Or, il est évident pour tout chercheur que le terme de dystopie, provenant initialement de la théorie des genres littéraires, est la plupart du temps mal utilisé, puisqu’il semble désigner, sous la plume de journalistes peu enclins à vérifier leurs sources, tout récit de fiction à l’issue tragique : un récit de fin du monde serait dystopique, au même titre que les récits décrivant une société totalitaire. Pourtant, et en se rappelant, à la suite de la Poétique d’Aristote, que la fiction est par essence le récit d’une catastrophe imaginaire, toutes les fictions, selon la grille de lecture adoptée par les médias en 2020, seraient des dystopies ! Une telle grille de lecture est donc problématique et doit être abandonnée, à condition de vouloir saisir avec rigueur ce qu’est une dystopie et à quoi ces récits peuvent bien « servir ».

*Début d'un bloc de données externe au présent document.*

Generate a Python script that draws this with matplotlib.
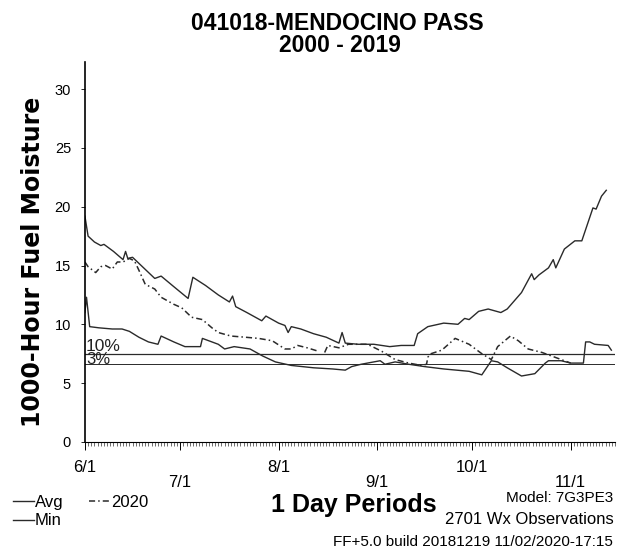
import numpy as np
import matplotlib
matplotlib.use("Agg")
import matplotlib.pyplot as plt
from matplotlib.ticker import MultipleLocator

plt.rcParams['font.family'] = ['Liberation Sans', 'DejaVu Sans']

# days counted from 6/1
avg_day = [0, 1, 3, 5, 6, 9, 12, 12.8, 13.5, 15, 18.5, 22, 24, 28, 32.5, 34, 38, 42,
           45.5, 46.5, 47.5, 51, 55.7, 57, 61, 63, 64, 65, 68, 72, 76, 80, 81, 82, 86,
           91, 96, 99.6, 103.7, 104.8, 108, 113, 117.5, 119.6, 121, 124, 127, 131, 133,
           137.5, 140.7, 141.5, 143, 146, 147.5, 148.3, 151, 154.3, 156.5, 160, 161,
           162.7, 164.2]
avg_val = [19.2, 17.5, 17.0, 16.7, 16.8, 16.2, 15.5, 16.2, 15.6, 15.7, 14.8, 13.9, 14.1,
           13.2, 12.2, 14.0, 13.3, 12.5, 11.9, 12.4, 11.5, 11.0, 10.3, 10.7, 10.1, 9.9,
           9.3, 9.8, 9.6, 9.2, 8.9, 8.4, 9.3, 8.4, 8.3, 8.3, 8.1, 8.2, 8.2, 9.2, 9.8,
           10.1, 10.0, 10.5, 10.4, 11.1, 11.3, 11.0, 11.3, 12.7, 14.3, 13.8, 14.2, 14.8,
           15.5, 14.8, 16.4, 17.1, 17.1, 19.9, 19.8, 20.9, 21.4]

min_day = [0, 0.5, 1.5, 4.4, 8.6, 11.7, 14, 17, 20, 23, 24, 28, 31.5, 36.4, 37, 42, 44,
           47, 52, 56, 60, 65, 72, 78, 82, 84, 87, 91, 93, 94.5, 97.7, 102, 107, 113,
           121, 125, 128, 130, 133, 137.5, 141.7, 145, 146, 150, 153, 157, 157.7, 159,
           160.5, 164.8, 165.8]
min_val = [11.0, 12.3, 9.8, 9.7, 9.6, 9.6, 9.4, 8.9, 8.5, 8.3, 9.0, 8.5, 8.1, 8.1, 8.8,
           8.3, 7.9, 8.1, 7.9, 7.3, 6.8, 6.5, 6.3, 6.2, 6.1, 6.4, 6.6, 6.8, 6.9, 6.6,
           6.8, 6.6, 6.4, 6.2, 6.0, 5.7, 6.9, 6.8, 6.3, 5.6, 5.8, 6.7, 6.9, 6.9, 6.7,
           6.7, 8.5, 8.5, 8.3, 8.2, 7.8]

y2020_day = [0, 1, 3.4, 5, 6.5, 8.6, 10.2, 12, 14, 15.6, 17, 19, 22, 24, 28, 30.5, 33.6,
             37, 40, 42, 46, 50.5, 54.7, 59, 63, 65, 67, 70, 73.6, 74.5, 75.5, 76.5, 80,
             83, 86, 89, 93.5, 97.7, 102, 106, 107.6, 108, 109, 112.4, 116.6, 121, 125,
             128, 130, 134, 136.5, 139.6, 144, 148, 152, 153]
y2020_val = [15.3, 14.9, 14.4, 14.9, 15.0, 14.7, 15.3, 15.3, 15.6, 15.4, 14.6, 13.4, 13.0,
             12.3, 11.7, 11.4, 10.6, 10.4, 9.7, 9.3, 9.0, 8.9, 8.8, 8.6, 7.9, 7.9, 8.2,
             8.0, 7.7, np.nan, 7.6, 8.2, 8.0, 8.3, 8.3, 8.3, 7.7, 7.0, 6.7, 6.5, 6.6, 7.2,
             7.5, 7.8, 8.8, 8.3, 7.5, 7.0, 8.1, 9.0, 8.6, 7.9, 7.6, 7.2, 6.8, 6.7]

pct10 = 7.45
pct3 = 6.6

month_days = [0, 30, 61, 92, 122, 153]
month_labels = ['6/1', '7/1', '8/1', '9/1', '10/1', '11/1']

fig = plt.figure(figsize=(6.29, 5.6), dpi=100)
ax = fig.add_axes([0.135, 0.211, 0.843, 0.678])

ink = '#2a2a2a'
ax.plot(avg_day, avg_val, color=ink, lw=1.0, label='Avg')
ax.plot(min_day, min_val, color=ink, lw=1.0, label='Min')
ax.plot(y2020_day, y2020_val, color=ink, lw=1.1, ls=(0, (4, 2, 1, 2)), label='2020')
ax.axhline(pct10, color=ink, lw=0.9)
ax.axhline(pct3, color=ink, lw=0.7)
ax.text(0.3, pct10 + 0.02, '10%', fontsize=12.5, va='bottom', ha='left', color='#222')
ax.text(0.3, pct3 - 0.25, '3%', fontsize=12, va='bottom', ha='left', color='#222')

ax.set_xlim(0, 167)
ax.set_ylim(0, 32.3)
ax.spines['top'].set_visible(False)
ax.spines['right'].set_visible(False)
ax.spines['left'].set_linewidth(1.2)
ax.spines['bottom'].set_linewidth(0.8)

ax.set_yticks([0, 5, 10, 15, 20, 25, 30])
ax.tick_params(axis='y', labelsize=10.5, length=3, width=0.6, pad=7)
ax.set_xticks(month_days)
ax.set_xticklabels([lab if i % 2 == 0 else '\n' + lab
                    for i, lab in enumerate(month_labels)])
ax.xaxis.set_minor_locator(MultipleLocator(1))
ax.tick_params(axis='x', which='major', labelsize=12, length=6, width=0.7, pad=7)
ax.tick_params(axis='x', which='minor', length=3, width=0.4)
for lab in ax.get_xticklabels():
    lab.set_linespacing(1.0)

ax.set_ylabel('1000-Hour Fuel Moisture', fontsize=17, fontweight='bold',
              family='DejaVu Sans')
ax.yaxis.set_label_coords(-0.076, 0.474)

fig.text(0.537, 1 - 29.5 / 560, '041018-MENDOCINO PASS', ha='center', va='baseline',
         fontsize=16.5, fontweight='bold')
fig.text(0.54, 1 - 51.5 / 560, '2000 - 2019', ha='center', va='baseline',
         fontsize=16.5, fontweight='bold')

ax.legend(loc='upper left', bbox_to_anchor=(0.02, 0.116), bbox_transform=fig.transFigure,
          ncol=2, frameon=False, fontsize=12, handlelength=1.3, handletextpad=0.05,
          labelspacing=0.2, columnspacing=1.5, borderpad=0, borderaxespad=0)

fig.text(0.562, 0.098, '1 Day Periods', ha='center', va='center', fontsize=18,
         fontweight='bold')
fig.text(0.975, 0.111, 'Model: 7G3PE3', ha='right', va='center', fontsize=11)
fig.text(0.975, 0.072, '2701 Wx Observations', ha='right', va='center', fontsize=12)
fig.text(0.975, 0.033, 'FF+5.0 build 20181219 11/02/2020-17:15', ha='right', va='center',
         fontsize=11)

fig.savefig('out.png', dpi=100)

Des mondes parfaitement… cauchemardesques

Définir la dystopie suppose tout d’abord de comprendre les liens qu’elle tisse avec l’utopie. Ce dernier genre littéraire – dont la naissance est traditionnellement attribuée au texte de Thomas More, Utopia, publié en 1516 – décrit le voyage imaginaire d’un individu vers un non-lieu (u-topos) dans lequel les êtres humains seraient heureux (eu-topos) suite à l’actualisation de réformes sociopolitiques. Ces dernières, bien évidemment inédites eu égard au contexte sociohistorique qui entoure la rédaction du récit, ont pour fonction de mettre en lumière les problématiques de ce même contexte : si Thomas More fait de son Utopia une île où règne la communauté des biens, c’est pour critiquer les conséquences néfastes – criminalité, brigandage, etc. – du régime de la propriété privée, actif dans l’Angleterre du XVIe siècle.

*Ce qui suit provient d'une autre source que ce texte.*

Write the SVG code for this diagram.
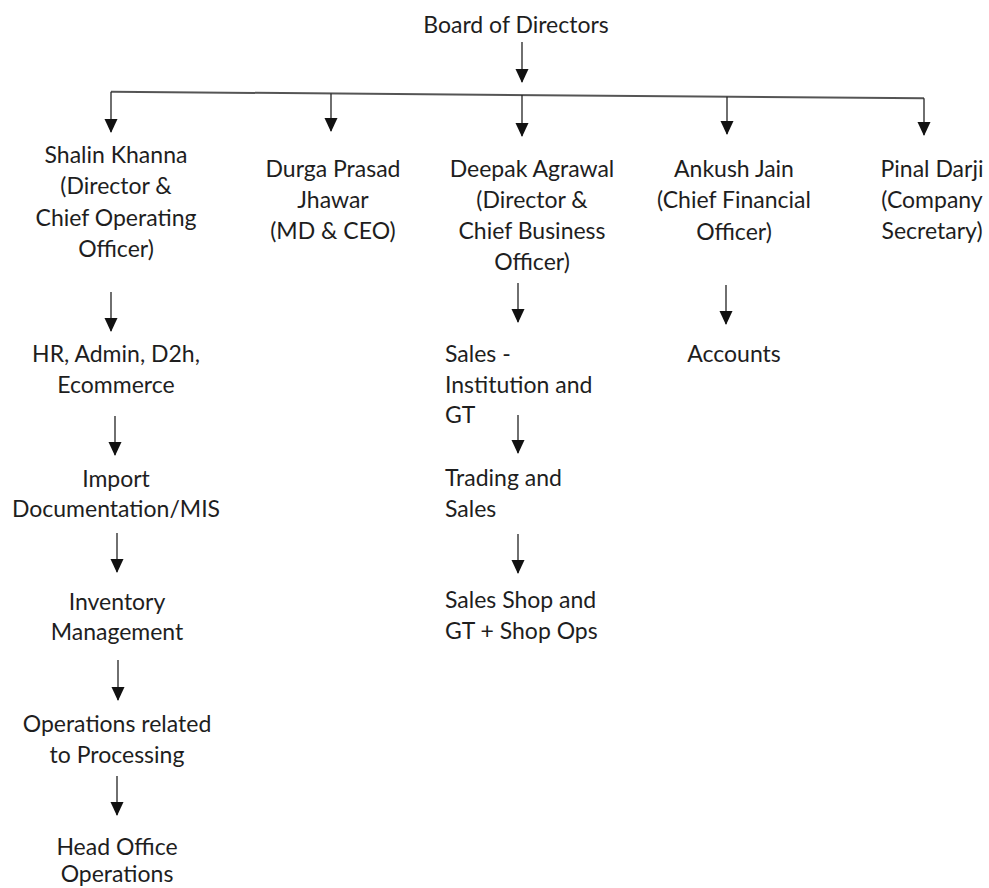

Pour le dire autrement, les utopies, d’une part, réfléchissent aux conséquences négatives sur l’être humain d’une organisation sociale donnée en inventant un monde dans lequel cette organisation a été modifiée et, d’autre part, montrent que le bonheur humain est fonction de cette organisation. Pourtant, et Thomas More lui-même ne s’y est pas trompé, les utopies ne sont pas des programmatiques : elles ne sont pas des projets à réaliser, mais des « rêves » – des fictions, donc – qui peignent le portrait, peu glorieux, des déviances de nos sociétés. L’utopie est par conséquent un miroir à la fois heuristique – elle nous aide à le penser – et herméneutique – elle en propose une interprétation – de notre monde ; elle est un outil symbolique grâce auquel nous pouvons réfléchir différemment à notre être-au-monde et au quotidien dans lequel nous sommes trop souvent englués.

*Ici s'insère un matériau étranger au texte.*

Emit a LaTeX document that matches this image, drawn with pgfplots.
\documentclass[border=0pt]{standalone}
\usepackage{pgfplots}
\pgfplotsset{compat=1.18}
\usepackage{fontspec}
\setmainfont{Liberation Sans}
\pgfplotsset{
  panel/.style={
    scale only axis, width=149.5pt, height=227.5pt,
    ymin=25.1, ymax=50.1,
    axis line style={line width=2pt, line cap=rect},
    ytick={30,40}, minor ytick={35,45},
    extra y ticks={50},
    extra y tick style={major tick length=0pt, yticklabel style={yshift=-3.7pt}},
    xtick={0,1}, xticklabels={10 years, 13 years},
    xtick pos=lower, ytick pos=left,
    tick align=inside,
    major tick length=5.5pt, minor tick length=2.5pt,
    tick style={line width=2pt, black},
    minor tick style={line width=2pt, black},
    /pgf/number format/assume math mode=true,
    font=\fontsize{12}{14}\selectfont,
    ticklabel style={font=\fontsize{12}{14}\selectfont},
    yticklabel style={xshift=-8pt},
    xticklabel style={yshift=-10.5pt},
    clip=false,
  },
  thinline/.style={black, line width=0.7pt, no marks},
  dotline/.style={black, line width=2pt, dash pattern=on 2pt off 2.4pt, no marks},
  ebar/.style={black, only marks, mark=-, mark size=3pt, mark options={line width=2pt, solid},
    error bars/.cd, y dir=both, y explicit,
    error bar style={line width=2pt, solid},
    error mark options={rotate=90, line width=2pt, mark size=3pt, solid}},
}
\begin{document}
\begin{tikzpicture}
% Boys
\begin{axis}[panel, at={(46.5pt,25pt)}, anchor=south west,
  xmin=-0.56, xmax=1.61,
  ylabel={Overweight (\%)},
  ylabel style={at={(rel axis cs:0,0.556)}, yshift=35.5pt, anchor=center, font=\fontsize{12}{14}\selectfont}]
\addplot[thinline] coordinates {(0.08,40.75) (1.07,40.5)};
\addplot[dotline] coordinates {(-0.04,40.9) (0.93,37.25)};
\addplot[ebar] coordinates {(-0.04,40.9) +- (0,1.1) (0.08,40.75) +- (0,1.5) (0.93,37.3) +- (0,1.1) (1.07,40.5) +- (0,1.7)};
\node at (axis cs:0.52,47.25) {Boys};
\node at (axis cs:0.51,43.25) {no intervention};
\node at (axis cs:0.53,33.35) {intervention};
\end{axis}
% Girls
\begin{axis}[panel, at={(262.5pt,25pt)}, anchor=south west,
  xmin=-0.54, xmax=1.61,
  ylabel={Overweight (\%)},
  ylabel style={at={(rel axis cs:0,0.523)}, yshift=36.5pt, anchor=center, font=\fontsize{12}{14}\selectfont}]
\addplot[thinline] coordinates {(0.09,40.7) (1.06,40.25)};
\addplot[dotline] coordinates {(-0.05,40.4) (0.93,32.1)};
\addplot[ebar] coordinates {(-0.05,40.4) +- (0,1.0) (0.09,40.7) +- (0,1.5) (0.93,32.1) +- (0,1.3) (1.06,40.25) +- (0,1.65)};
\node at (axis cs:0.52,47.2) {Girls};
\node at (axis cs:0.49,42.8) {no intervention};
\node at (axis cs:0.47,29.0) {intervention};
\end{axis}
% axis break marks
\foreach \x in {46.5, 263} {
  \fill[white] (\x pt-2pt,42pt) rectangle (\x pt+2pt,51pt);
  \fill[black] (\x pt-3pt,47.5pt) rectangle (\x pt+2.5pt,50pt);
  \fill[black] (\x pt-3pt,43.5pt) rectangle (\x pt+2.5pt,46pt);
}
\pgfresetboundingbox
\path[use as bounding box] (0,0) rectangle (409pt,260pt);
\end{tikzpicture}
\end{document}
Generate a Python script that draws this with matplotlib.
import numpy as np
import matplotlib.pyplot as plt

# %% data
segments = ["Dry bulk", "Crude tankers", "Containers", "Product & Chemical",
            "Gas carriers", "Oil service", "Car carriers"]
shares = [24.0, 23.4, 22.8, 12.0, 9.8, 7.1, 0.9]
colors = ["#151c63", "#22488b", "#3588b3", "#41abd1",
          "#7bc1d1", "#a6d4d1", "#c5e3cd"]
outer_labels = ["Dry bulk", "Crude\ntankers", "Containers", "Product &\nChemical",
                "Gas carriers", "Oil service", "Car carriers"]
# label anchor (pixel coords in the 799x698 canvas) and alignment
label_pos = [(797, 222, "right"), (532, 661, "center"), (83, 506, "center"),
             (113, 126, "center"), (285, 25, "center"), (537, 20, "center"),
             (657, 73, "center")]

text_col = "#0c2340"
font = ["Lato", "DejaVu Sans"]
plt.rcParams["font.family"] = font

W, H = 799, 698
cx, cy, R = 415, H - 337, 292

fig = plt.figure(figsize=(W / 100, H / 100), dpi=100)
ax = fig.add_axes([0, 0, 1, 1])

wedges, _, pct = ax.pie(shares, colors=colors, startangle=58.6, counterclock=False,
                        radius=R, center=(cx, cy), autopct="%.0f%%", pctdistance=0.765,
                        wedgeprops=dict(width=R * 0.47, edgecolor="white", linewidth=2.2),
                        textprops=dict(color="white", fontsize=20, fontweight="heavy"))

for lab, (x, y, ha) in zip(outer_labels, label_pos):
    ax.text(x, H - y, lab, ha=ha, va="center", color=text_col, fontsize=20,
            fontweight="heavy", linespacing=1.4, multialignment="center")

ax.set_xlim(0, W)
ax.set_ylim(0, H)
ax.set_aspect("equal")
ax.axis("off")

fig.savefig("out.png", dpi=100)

Or, une des propriétés des utopies – en particulier parce qu’elles sont des systèmes de signes extrêmement cohérents –, c’est qu’elles peuvent être renversées : la loi idéale peut être vue comme bénéfique mais aussi comme maléfique ; l’île isolée peut protéger mais aussi enfermer. Et c’est justement lorsqu’on renverse une utopie qu’apparaît son inverse : la dystopie. Plus concrètement, la dystopie est une utopie. En effet, toutes deux possèdent les mêmes attributs, toutes deux sont construites de la même manière ; mais alors que l’utopie décrit de l’extérieur les avantages d’une réforme sociopolitique qui sert de contrepoint à l’organisation qui a cours dans le monde réel, la dystopie préfère raconter de l’intérieur les impacts de cette réforme sur les individus humains. Cette divergence du mode de raconter est connue – l’utopie est descriptive, la dystopie est narrative –, mais elle n’est pas souvent exploitée dans ses multiples ramifications. Pourtant, à condition d’aller un peu plus loin, il appert que si l’utopie est une dystopie, et que la dystopie raconte l’existence d’un individu de l’intérieur, alors la dystopie est une façon particulièrement efficace de raconter l’utopie.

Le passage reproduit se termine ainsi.